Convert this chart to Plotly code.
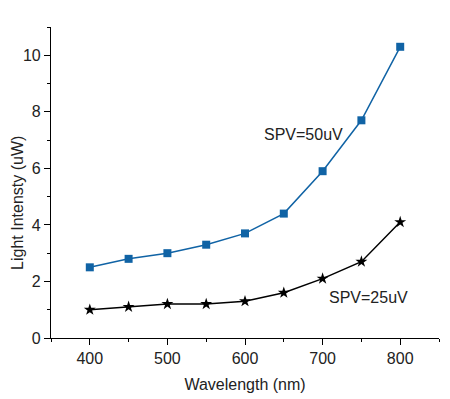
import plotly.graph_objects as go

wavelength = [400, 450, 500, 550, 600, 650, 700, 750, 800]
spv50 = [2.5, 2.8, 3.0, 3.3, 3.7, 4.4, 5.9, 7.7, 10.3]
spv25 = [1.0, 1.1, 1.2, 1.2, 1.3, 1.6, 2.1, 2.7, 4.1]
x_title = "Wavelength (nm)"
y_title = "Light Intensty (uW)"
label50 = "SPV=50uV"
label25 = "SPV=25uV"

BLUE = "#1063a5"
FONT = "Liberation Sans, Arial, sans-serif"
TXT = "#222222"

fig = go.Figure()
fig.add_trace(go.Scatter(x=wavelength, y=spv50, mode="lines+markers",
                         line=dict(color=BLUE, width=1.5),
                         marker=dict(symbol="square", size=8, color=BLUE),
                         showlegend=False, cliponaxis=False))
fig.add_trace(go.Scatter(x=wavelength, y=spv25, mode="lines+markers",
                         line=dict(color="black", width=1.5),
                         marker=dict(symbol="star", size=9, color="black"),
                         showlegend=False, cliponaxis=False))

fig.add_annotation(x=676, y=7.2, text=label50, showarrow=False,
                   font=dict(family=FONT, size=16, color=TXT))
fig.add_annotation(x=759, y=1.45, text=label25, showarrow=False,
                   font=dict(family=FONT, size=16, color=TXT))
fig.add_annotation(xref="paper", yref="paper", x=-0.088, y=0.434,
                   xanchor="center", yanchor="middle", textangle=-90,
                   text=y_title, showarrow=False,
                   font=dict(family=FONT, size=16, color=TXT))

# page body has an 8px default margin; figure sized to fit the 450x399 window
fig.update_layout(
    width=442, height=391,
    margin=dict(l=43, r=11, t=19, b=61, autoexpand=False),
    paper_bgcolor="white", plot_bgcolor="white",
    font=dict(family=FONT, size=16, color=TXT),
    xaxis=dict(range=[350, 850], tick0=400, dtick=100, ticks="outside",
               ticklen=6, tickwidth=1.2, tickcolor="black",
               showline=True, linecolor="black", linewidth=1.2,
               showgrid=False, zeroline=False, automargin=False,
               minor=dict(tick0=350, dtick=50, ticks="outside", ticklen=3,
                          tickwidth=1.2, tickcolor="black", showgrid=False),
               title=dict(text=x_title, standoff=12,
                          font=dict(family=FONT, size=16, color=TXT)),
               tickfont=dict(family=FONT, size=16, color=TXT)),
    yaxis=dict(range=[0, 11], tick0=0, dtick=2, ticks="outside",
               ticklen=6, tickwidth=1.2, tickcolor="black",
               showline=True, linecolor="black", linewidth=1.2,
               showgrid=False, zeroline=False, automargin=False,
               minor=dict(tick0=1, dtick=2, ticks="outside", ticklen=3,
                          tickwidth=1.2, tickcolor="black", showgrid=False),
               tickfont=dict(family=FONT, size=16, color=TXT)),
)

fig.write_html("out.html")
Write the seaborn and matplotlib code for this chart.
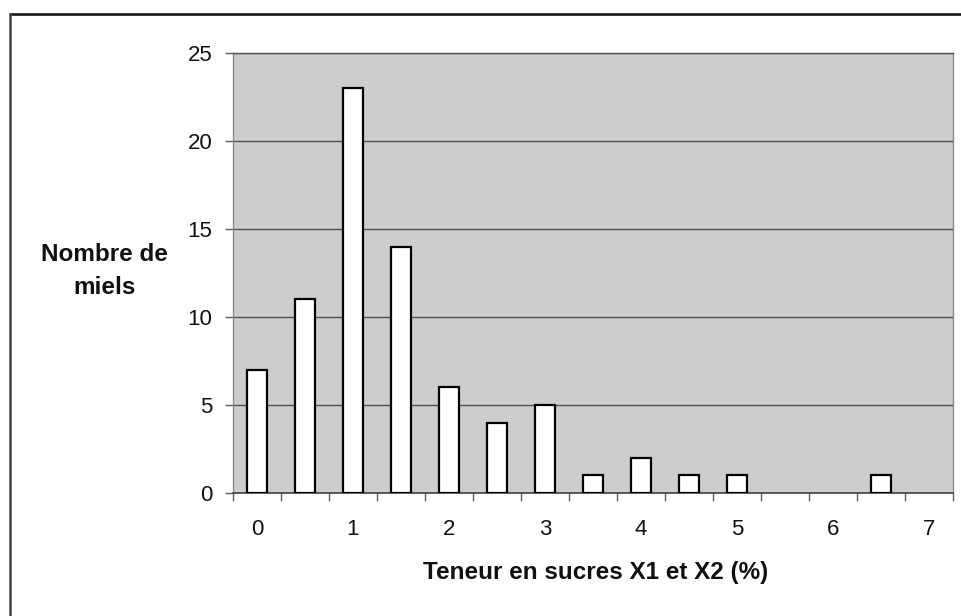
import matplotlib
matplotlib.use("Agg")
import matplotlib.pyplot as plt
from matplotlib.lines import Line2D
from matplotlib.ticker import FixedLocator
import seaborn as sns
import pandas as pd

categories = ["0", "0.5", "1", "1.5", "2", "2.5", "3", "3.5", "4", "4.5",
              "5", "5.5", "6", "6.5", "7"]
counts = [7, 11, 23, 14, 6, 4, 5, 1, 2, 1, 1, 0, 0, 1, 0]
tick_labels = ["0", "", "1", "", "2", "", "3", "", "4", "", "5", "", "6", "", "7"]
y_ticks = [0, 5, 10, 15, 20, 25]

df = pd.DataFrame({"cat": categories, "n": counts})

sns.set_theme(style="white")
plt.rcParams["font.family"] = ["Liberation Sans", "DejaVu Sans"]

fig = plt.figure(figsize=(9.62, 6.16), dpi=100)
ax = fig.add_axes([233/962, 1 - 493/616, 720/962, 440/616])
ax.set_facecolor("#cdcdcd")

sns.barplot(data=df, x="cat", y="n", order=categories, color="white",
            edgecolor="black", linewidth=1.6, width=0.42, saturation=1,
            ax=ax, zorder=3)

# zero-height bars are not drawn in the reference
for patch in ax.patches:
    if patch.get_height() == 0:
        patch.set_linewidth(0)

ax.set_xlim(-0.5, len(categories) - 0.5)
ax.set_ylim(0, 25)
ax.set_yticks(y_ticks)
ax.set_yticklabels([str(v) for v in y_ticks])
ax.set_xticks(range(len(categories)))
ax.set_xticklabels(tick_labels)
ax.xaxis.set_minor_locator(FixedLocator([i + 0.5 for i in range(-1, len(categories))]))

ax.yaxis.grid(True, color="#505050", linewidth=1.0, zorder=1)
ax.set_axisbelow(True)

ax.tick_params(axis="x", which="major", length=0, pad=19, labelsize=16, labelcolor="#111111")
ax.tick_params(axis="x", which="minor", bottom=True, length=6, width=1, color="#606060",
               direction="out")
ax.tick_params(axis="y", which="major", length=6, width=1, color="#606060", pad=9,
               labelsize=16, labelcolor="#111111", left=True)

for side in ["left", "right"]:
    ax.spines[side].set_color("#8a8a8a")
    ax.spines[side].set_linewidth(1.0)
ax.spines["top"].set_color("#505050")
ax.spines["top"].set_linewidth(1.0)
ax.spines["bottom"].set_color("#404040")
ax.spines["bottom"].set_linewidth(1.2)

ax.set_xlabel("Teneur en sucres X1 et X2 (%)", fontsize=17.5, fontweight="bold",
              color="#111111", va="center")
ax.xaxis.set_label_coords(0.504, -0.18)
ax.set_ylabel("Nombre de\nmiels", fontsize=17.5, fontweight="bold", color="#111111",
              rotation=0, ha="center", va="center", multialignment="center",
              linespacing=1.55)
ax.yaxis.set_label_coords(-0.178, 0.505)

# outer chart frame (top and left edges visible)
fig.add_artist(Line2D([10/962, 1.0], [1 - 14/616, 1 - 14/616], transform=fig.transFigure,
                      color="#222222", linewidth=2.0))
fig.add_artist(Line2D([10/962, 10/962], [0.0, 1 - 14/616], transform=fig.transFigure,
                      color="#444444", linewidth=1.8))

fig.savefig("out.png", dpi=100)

━━━━━━━━━━━━━━━━

Your instructions:
Take every line that includes the string "chart" and copy it.

Solution to this task:
Convert this chart to Plotly code.
Write the seaborn and matplotlib code for this chart.
# outer chart frame (top and left edges visible)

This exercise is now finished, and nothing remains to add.